JVM stalls around uncommitting

Thu Apr 2 23:27:41 UTC 2020

Hi Per,

Thank you for confirming the issue and for recommending large pages. I
re-run my benchmarks with large pages and it gave me a 25-30% performance
boost, which is a bit more than what I expected. My benchmarks run on a
600G heap with 1.5-2GB/s allocation rate on a 40 core machine, so ZGC is
busy. Since a significant part of the workload is ZGC itself, I assume -
besides the higher TLB hit rate - this gain is from managing the ZPages
more effectively on large pages.

I have a good experience overall, nice to see ZGC getting more and more
mature.

Cheers,
Zoltan

On Wed, Apr 1, 2020 at 9:15 AM Per Liden <per.liden at oracle.com> wrote:

> Hi,
>
> On 3/31/20 9:59 PM, Zoltan Baranyi wrote:
> > Hi ZGC Team,
> >
> > I run benchmarks against our application using ZGC on heaps in few
> > hundreds GB scale. In the beginning everything goes smooth, but
> > eventually I experience very long JVM stalls, sometimes longer than one
> > minute.
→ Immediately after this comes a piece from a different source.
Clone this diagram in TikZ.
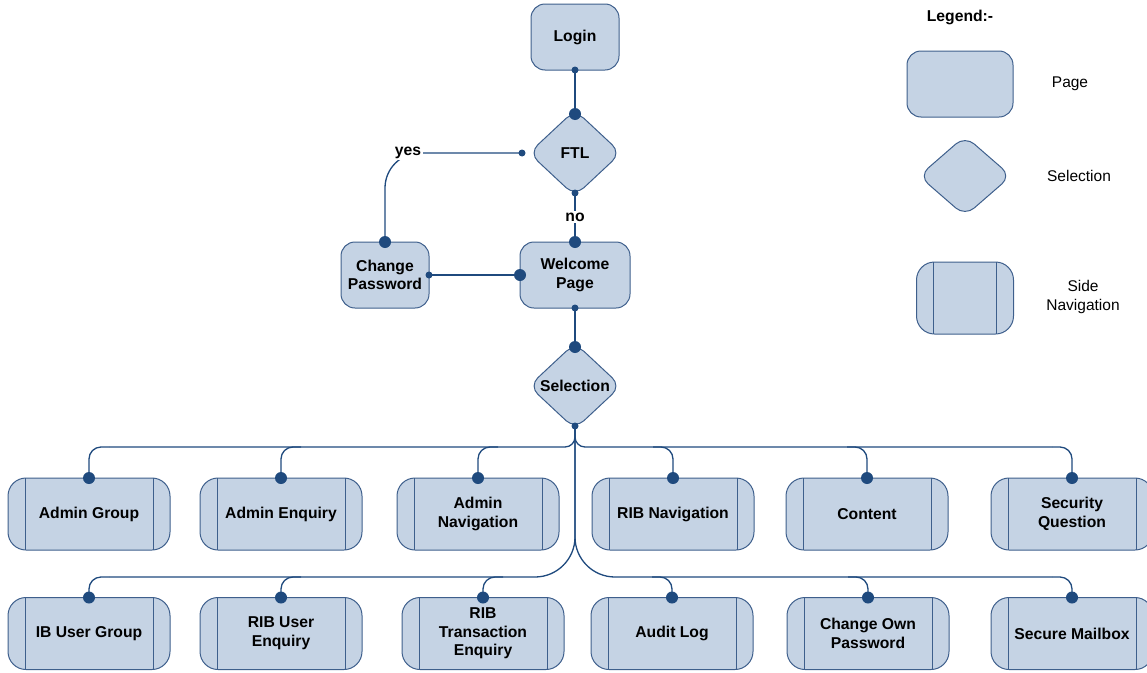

According to the JVM log, reaching safepoints occasionally takes
> > very long time, matching to the duration of the stalls I experience.
> >
> > After a few iterations, I started looking at uncommitting and learned
> > that the way ZGC performs uncommitting - flushing the pages, punching
> > holes, removing blocks from the backing file - can be expensive [1] when
> > uncommitting tens or more than a hundred GB of memory. The trace level
> > heap logs confirmed that uncommitting blocks in this size takes many
> > seconds. After disabled uncommitting my benchmark runs without the huge
> > stalls and the overall experience with ZGC is quite good.
> >
> > Since uncommitting is done asynchronously to the mutators, I expected it
> > not to interfere with them. My understanding is that flushing,
> > bookeeping and uncommitting is done under a mutex [2], and contention on
> > that can be the source of the stalls I see, such as when there is a
> > demand to commit memory while uncommitting is taking place. Can you
> > confirm if this above is an explanation that makes sense to you? If so,
> > is there a cure to this that I couldn't find? Like a time bound or a cap
> > on the amount of the memory that can be uncommitted in one go.
>
> Yes, uncommitting is relatively expensive. And it's also true that there
> is a potential for lock contention affecting mutators. That can be
> improved in various ways. Like you say, uncommitting in smaller chunks,
> or possibly by releasing the lock while doing the actual syscall.
>
> If you still want uncommit to happen, one thing to try is using large
> pages (-XX:+UseLargePages), since committing/uncommitting large pages is
> typically less expensive.
>
> This issue is on our radar, so we intend to improve this going forward.
>
> cheers,
> Per
>
>